Kaggle Notebooks are an in-browser Jupyter environment provided by Kaggle for running code, sharing analyses, and making submissions directly on the platform.

🛠️ How to Use Kaggle Notebooks

  1. Create a Notebook:

    • Go to any competition or dataset page.
    • Click "Code" → "New Notebook".
  2. Attach Data:

    • Use the "Add Data" button to attach competition datasets or public datasets.
  3. Write & Run Code:

    • Use Python or R.
    • Install additional packages with !pip install <package> if needed.
  4. Save & Share:

    • Save your work frequently.
    • Share notebooks publicly or keep them private.
  5. Submit to Competition:

    • For competitions, generate your submission file (e.g., submission.csv).
    • Click "Submit to Competition" from the notebook interface.

💡 Tips

  • GPU/TPU resources are available for deep learning tasks.
  • Notebooks are versioned; you can revert to previous versions.
  • Use "Copy & Edit" to fork public notebooks for your own experiments.

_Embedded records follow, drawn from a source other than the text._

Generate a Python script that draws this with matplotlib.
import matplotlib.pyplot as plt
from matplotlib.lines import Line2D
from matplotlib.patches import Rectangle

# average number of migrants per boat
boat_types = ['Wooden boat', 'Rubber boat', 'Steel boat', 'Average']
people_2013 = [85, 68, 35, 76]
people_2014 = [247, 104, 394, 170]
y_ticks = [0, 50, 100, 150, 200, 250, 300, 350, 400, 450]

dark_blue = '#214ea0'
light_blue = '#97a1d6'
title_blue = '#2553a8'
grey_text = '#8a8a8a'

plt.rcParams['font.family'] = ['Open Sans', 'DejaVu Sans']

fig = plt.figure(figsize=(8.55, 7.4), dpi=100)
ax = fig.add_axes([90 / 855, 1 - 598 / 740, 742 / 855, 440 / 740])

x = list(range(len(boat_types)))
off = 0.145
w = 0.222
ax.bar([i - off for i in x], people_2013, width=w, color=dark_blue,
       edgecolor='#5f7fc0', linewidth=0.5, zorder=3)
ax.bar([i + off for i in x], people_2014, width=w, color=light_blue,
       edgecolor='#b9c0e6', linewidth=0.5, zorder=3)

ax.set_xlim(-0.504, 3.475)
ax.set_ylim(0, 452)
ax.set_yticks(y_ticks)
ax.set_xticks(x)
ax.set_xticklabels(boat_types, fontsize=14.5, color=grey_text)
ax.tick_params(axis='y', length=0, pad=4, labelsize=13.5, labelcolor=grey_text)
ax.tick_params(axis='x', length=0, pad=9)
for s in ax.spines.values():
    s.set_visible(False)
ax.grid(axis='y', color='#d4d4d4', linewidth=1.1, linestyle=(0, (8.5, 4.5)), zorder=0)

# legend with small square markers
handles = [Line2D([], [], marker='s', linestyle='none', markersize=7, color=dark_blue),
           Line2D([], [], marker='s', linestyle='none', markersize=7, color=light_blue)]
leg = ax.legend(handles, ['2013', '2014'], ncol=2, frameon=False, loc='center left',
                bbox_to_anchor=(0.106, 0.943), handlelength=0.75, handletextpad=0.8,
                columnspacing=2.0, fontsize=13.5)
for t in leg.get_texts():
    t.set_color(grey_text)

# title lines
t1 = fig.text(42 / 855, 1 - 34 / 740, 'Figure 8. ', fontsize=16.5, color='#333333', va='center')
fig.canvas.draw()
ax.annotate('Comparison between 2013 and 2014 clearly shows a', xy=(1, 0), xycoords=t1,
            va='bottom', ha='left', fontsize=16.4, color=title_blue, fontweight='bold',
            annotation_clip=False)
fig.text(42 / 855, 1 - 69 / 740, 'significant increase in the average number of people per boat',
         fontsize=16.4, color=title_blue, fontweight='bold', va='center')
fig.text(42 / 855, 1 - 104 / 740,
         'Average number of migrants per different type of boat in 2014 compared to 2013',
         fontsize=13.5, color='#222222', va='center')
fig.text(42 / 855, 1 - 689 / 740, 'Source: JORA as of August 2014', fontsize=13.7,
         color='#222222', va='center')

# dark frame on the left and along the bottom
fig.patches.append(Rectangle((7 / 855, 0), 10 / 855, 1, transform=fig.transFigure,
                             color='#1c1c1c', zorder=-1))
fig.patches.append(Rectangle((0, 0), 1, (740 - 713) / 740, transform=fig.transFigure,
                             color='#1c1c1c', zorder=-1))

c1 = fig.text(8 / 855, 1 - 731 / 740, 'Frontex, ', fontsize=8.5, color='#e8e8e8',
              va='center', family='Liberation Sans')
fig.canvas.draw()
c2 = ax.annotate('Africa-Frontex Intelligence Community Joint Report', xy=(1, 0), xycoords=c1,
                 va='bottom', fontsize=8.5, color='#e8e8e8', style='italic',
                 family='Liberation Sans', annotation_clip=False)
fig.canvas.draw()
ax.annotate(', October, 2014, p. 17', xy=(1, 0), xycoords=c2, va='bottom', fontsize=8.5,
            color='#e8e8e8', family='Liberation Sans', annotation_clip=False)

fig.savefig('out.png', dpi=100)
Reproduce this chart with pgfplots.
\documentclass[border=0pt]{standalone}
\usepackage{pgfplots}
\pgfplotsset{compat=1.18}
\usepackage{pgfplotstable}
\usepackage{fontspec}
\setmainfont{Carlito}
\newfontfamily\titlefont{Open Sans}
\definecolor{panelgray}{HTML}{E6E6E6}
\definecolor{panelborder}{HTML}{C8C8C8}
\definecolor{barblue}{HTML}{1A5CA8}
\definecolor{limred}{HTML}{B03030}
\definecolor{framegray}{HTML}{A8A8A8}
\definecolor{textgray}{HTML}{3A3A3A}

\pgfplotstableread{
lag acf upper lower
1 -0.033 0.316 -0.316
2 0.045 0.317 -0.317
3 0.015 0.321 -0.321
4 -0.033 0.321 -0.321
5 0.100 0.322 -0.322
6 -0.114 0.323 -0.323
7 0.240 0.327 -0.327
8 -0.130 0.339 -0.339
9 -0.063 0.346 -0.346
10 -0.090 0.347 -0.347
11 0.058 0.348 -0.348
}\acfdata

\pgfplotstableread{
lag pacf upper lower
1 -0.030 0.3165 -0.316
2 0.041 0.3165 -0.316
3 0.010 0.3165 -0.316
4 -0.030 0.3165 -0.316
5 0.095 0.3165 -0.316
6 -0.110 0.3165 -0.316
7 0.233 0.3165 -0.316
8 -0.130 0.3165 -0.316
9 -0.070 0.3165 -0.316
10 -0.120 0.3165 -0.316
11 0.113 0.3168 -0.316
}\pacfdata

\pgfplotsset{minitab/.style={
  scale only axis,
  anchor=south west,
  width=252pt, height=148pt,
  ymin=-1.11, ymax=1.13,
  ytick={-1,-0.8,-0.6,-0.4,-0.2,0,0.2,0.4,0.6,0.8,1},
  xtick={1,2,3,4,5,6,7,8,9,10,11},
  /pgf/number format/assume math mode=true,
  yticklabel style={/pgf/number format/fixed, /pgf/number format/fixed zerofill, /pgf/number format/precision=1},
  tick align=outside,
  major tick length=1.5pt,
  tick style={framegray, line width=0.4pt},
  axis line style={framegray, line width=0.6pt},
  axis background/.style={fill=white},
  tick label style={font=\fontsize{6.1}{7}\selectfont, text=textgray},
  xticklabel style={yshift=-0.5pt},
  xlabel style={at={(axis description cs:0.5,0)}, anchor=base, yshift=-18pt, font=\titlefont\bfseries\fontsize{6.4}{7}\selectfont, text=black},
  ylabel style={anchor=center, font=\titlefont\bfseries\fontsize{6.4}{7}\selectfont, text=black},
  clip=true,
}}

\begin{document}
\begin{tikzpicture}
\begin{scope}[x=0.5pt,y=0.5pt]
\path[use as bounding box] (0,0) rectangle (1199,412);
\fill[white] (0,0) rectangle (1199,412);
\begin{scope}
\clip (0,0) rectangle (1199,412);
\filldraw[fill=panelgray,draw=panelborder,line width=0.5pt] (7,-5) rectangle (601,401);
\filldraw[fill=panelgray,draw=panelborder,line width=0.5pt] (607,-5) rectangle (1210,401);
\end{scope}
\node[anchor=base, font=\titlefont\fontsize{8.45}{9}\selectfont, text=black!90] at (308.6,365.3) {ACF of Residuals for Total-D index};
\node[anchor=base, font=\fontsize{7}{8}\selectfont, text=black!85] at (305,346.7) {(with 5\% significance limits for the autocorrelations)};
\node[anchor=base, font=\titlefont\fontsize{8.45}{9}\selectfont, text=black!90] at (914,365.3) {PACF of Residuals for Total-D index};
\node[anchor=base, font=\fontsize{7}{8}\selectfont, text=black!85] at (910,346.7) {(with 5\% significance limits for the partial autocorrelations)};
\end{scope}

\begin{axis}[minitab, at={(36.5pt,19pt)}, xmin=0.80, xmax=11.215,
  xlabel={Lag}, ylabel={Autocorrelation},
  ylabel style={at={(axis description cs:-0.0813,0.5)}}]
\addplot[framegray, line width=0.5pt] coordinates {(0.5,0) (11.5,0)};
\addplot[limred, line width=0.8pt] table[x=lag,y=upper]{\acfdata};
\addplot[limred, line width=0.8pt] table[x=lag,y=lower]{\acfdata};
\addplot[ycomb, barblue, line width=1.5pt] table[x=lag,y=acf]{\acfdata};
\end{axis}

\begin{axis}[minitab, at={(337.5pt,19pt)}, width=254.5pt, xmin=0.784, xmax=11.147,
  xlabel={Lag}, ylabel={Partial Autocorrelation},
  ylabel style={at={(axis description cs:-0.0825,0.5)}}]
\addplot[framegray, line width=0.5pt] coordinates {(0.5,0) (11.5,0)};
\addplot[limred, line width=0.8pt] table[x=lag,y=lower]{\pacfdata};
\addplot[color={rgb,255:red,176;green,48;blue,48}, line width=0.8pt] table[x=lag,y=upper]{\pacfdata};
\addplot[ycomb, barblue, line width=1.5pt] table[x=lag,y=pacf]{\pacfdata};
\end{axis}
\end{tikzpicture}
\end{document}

🏆 Example: Submitting to a Competition

# Example: Save predictions for submission
submission.to_csv('submissions/submission.csv', index=False) # saved to our submission folder.

Then use the notebook's "Submit" button to upload your file. Or use kaggle API for submission, for example !kaggle competitions submit -c <competition-name> -f submissions/submission.csv -m "<Your message for submission>"


🏁 Joining Competitions

  1. Browse competitions at Kaggle Competitions.
  2. Click on a competition, read the description and rules.
  3. Click "Join Competition" and accept the rules.
  4. Download data or use Kaggle Notebooks as described above.
  5. Make submissions and track your leaderboard position.